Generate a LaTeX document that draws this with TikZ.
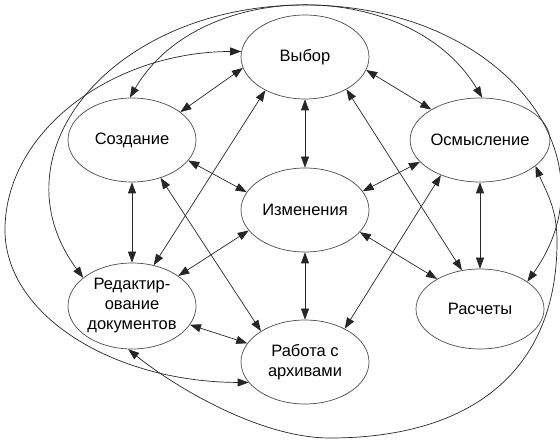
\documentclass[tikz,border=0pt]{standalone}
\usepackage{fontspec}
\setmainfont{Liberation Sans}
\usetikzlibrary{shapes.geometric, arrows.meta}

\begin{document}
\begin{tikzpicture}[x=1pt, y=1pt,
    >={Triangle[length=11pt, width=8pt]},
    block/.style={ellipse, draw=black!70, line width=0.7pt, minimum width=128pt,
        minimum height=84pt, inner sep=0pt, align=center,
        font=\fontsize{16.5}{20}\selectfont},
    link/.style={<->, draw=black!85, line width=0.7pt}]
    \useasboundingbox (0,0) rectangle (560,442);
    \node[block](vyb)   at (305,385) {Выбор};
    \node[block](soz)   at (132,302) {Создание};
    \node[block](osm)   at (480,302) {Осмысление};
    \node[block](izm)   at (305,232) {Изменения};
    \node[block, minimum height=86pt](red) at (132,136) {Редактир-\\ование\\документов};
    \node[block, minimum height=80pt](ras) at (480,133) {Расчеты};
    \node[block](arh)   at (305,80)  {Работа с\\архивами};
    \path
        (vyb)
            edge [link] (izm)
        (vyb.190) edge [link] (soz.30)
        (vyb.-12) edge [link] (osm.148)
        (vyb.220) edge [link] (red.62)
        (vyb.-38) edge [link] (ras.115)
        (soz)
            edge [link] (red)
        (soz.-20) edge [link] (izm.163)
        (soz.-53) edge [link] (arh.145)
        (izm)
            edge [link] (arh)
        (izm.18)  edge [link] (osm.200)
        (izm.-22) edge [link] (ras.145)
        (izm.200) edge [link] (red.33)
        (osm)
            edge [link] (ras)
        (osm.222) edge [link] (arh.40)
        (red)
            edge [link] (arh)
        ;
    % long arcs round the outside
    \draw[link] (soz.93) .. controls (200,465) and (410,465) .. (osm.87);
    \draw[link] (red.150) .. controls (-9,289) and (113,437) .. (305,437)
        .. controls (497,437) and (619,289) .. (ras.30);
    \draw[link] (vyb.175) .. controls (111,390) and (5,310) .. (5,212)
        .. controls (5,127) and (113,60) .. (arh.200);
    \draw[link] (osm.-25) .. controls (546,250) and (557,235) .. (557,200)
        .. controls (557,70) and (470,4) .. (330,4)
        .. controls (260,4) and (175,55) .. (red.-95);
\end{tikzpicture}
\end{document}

┄┄┄┄┄┄┄┄┄┄┄┄┄┄┄┄┄┄┄┄

Leave out the pictures and output the rest of the material exactly as written.

Generate a LaTeX document that draws this with TikZ.
\documentclass[tikz,border=0pt]{standalone}
\usepackage{fontspec}
\setmainfont{Liberation Sans}
\usetikzlibrary{shapes.geometric, arrows.meta}

\begin{document}
\begin{tikzpicture}[x=1pt, y=1pt,
    >={Triangle[length=11pt, width=8pt]},
    block/.style={ellipse, draw=black!70, line width=0.7pt, minimum width=128pt,
        minimum height=84pt, inner sep=0pt, align=center,
        font=\fontsize{16.5}{20}\selectfont},
    link/.style={<->, draw=black!85, line width=0.7pt}]
    \useasboundingbox (0,0) rectangle (560,442);
    \node[block](vyb)   at (305,385) {Выбор};
    \node[block](soz)   at (132,302) {Создание};
    \node[block](osm)   at (480,302) {Осмысление};
    \node[block](izm)   at (305,232) {Изменения};
    \node[block, minimum height=86pt](red) at (132,136) {Редактир-\\ование\\документов};
    \node[block, minimum height=80pt](ras) at (480,133) {Расчеты};
    \node[block](arh)   at (305,80)  {Работа с\\архивами};
    \path
        (vyb)
            edge [link] (izm)
        (vyb.190) edge [link] (soz.30)
        (vyb.-12) edge [link] (osm.148)
        (vyb.220) edge [link] (red.62)
        (vyb.-38) edge [link] (ras.115)
        (soz)
            edge [link] (red)
        (soz.-20) edge [link] (izm.163)
        (soz.-53) edge [link] (arh.145)
        (izm)
            edge [link] (arh)
        (izm.18)  edge [link] (osm.200)
        (izm.-22) edge [link] (ras.145)
        (izm.200) edge [link] (red.33)
        (osm)
            edge [link] (ras)
        (osm.222) edge [link] (arh.40)
        (red)
            edge [link] (arh)
        ;
    % long arcs round the outside
    \draw[link] (soz.93) .. controls (200,465) and (410,465) .. (osm.87);
    \draw[link] (red.150) .. controls (-9,289) and (113,437) .. (305,437)
        .. controls (497,437) and (619,289) .. (ras.30);
    \draw[link] (vyb.175) .. controls (111,390) and (5,310) .. (5,212)
        .. controls (5,127) and (113,60) .. (arh.200);
    \draw[link] (osm.-25) .. controls (546,250) and (557,235) .. (557,200)
        .. controls (557,70) and (470,4) .. (330,4)
        .. controls (260,4) and (175,55) .. (red.-95);
\end{tikzpicture}
\end{document}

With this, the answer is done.